While local governments lag behind, there is a widespread realisation that 20 statues honouring a man involved in the massacres of unarmed people is unpleasant, lacking in any sort of empathy for Indigenous descendants.

Gunai and Kurnai clearly wish for them to be removed. Many sympathise with their emotions about this man, and more profoundly around the events and culture that he has come to represent. McMillan was a murderer, but not the only one. The killings of innocents was widely condoned and society turned its back; the pain of those actions resounds to this day.

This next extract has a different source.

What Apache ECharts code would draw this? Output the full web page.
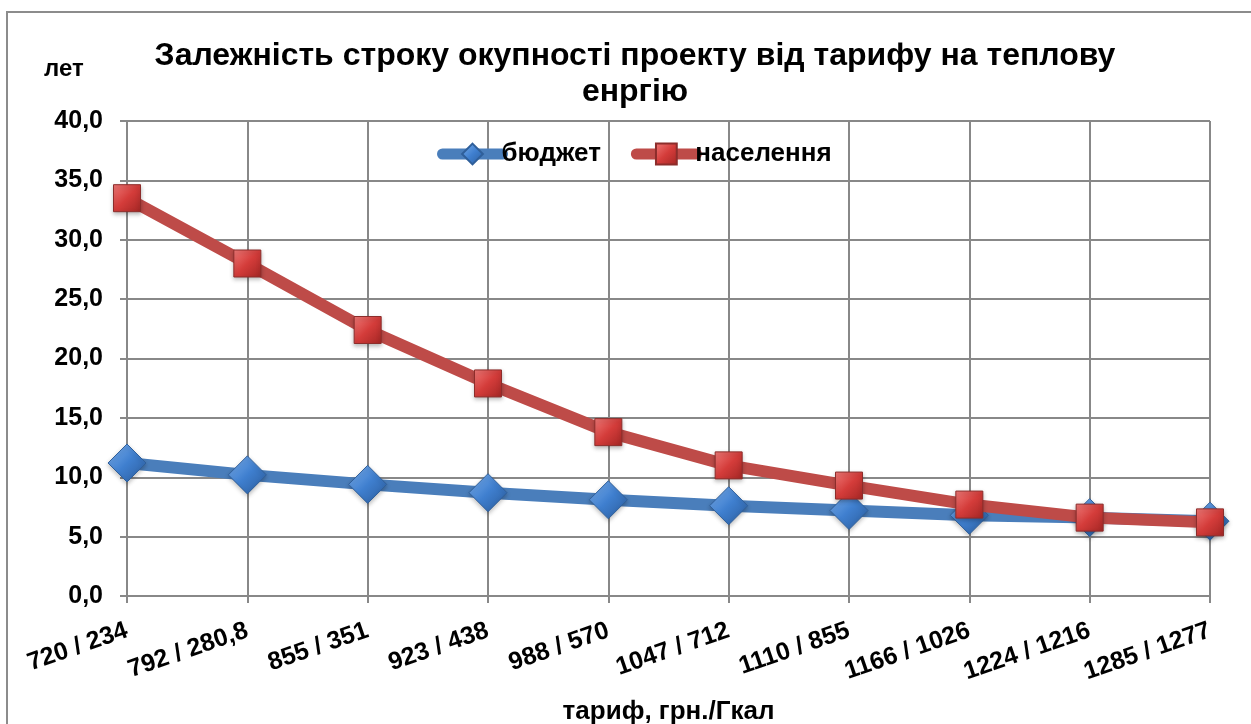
<!DOCTYPE html>
<html>
<head>
<meta charset="utf-8">
<script src="https://cdn.jsdelivr.net/npm/echarts@6/dist/echarts.min.js"></script>
<style>
html,body{margin:0;padding:0;background:#fff;overflow:hidden;}
#chart{width:1251px;height:724px;}
</style>
</head>
<body>
<div id="chart"></div>
<script>
const categories = ['720 / 234','792 / 280,8','855 / 351','923 / 438','988 / 570','1047 / 712','1110 / 855','1166 / 1026','1224 / 1216','1285 / 1277'];
const budget = [11.2, 10.2, 9.4, 8.7, 8.1, 7.6, 7.2, 6.8, 6.6, 6.3];
const population = [33.5, 28.0, 22.4, 17.9, 13.8, 11.0, 9.3, 7.7, 6.6, 6.2];
const yTicks = [0, 5, 10, 15, 20, 25, 30, 35, 40];

const FONT = '"Liberation Sans", Arial, sans-serif';
const chart = echarts.init(document.getElementById('chart'));

function grad(light, mid, dark) {
  return new echarts.graphic.LinearGradient(0, 0, 1, 1, [
    {offset: 0, color: light},
    {offset: 0.5, color: mid},
    {offset: 1, color: dark}
  ]);
}

chart.setOption({
  backgroundColor: '#fff',
  animation: false,
  graphic: [{
    type: 'polyline',
    shape: {points: [[7, 730], [7, 12], [1260, 12]]},
    style: {stroke: '#8c8c8c', lineWidth: 2, fill: null},
    silent: true
  }],
  title: [{
    text: 'Залежність строку окупності проекту від тарифу на теплову\nенргію',
    left: 630, top: 33, textAlign: 'center',
    textStyle: {fontFamily: FONT, fontWeight: 'bold', fontSize: 32, lineHeight: 36, color: '#000'}
  }, {
    text: 'лет', left: 39, top: 52,
    textStyle: {fontFamily: FONT, fontWeight: 'bold', fontSize: 24, color: '#000'}
  }],
  legend: {
    top: 136, left: 432,
    itemWidth: 60, itemHeight: 26, itemGap: 30,
    lineStyle: {width: 11, cap: 'round'},
    textStyle: {fontFamily: FONT, fontWeight: 'bold', fontSize: 26, color: '#000', padding: [0, 0, 0, -6]},
    data: ['бюджет', 'населення']
  },
  grid: {left: 127, right: 41, top: 121, bottom: 128, containLabel: false, outerBoundsMode: 'none'},
  xAxis: {
    type: 'category', data: categories, boundaryGap: false,
    name: 'тариф, грн./Гкал', nameLocation: 'middle', nameGap: 103,
    nameTextStyle: {fontFamily: FONT, fontWeight: 'bold', fontSize: 26, color: '#000'},
    axisLine: {lineStyle: {color: '#888', width: 2}},
    axisTick: {show: true, alignWithLabel: true, length: 7, lineStyle: {color: '#888', width: 2}},
    axisLabel: {rotate: 19, margin: 34, fontFamily: FONT, fontWeight: 'bold', fontSize: 25, color: '#000', interval: 0},
    splitLine: {show: true, lineStyle: {color: '#888', width: 2}}
  },
  yAxis: {
    type: 'value', min: 0, max: 40, interval: 5,
    axisLine: {show: true, lineStyle: {color: '#888', width: 2}},
    axisTick: {show: true, length: 7, lineStyle: {color: '#888', width: 2}},
    axisLabel: {margin: 24, fontFamily: FONT, fontWeight: 'bold', fontSize: 25, color: '#000',
      formatter: v => yTicks.includes(v) ? v.toFixed(1).replace('.', ',') : ''},
    splitLine: {show: true, lineStyle: {color: '#888', width: 2}}
  },
  series: [{
    name: 'бюджет', type: 'line', data: budget,
    symbol: 'diamond', symbolSize: 38,
    lineStyle: {color: '#4a7ebb', width: 12},
    itemStyle: {color: grad('#7fb2ee', '#3f7fcf', '#2a5b9a'), borderColor: '#2f5f9a', borderWidth: 1,
      shadowColor: 'rgba(0,0,0,0.25)', shadowBlur: 4, shadowOffsetY: 2},
    z: 2
  }, {
    name: 'населення', type: 'line', data: population,
    symbol: 'rect', symbolSize: 27,
    lineStyle: {color: '#be4b48', width: 12},
    itemStyle: {color: grad('#ef7a78', '#d43c3a', '#a32624'), borderColor: '#8c2d2b', borderWidth: 1,
      shadowColor: 'rgba(0,0,0,0.25)', shadowBlur: 4, shadowOffsetY: 2},
    z: 3
  }]
});
</script>
</body>
</html>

Although the act of removal would feel gratifying, a cathartic ridding of the ‘boogie-man’, my personal belief is that such a remedy inadvertently reinforces the great Gippsland silence.

In Hollywood, there has been a rush of withdrawals of film and TV show episodes, with humble apologies: writers, producers and ‘stars’ alike facing up to their racist characters, stereotypes and the normalised, racial marginalisation contained within their industry.

Does this withdrawal of mainstream material, this editing, leave their legacy clean?

Can we just edit history? Some countries have tried for sure, and we hold them in disdain for it.


The cairns marking McMillan’s progress on his journey into Gippsland give us 20 opportunities to re-see the big picture of white settlement. Everyone acknowledges the need for, at the very least, new interpretive, truthful signage of events at each of the sites.

A better option, in my opinion, would be to use these cairns to create something new, enable artistic and symbolic reinterpretation of early settlement. De-construct. Re-construct.

Imagine a series of metal mirrors that reflect sunlight onto different storyboards and Indigenous faces, at the cairn, and back at ourselves at different times of the day…

Ideas… endless.

How breathtaking would it be to harness the wonderful diversity of Gippsland artists, historians and engineers from a cross-section of genders, races and backgrounds?

Like others, I believe Black Lives Matter. That truthful acknowledgement of our dark colonial history matters, that making changes to policies, attitudes and practices matters, that commemorating others besides white men matters, that there are gifted leaders and artists in our communities ready to build from the past with a vision for the future. It all matters.

How breathtaking would it be to offer visitors 20 enlightened, artistic, informative, honest places to get a handle on Gippsland!

Now, can we talk about those cairns? Again!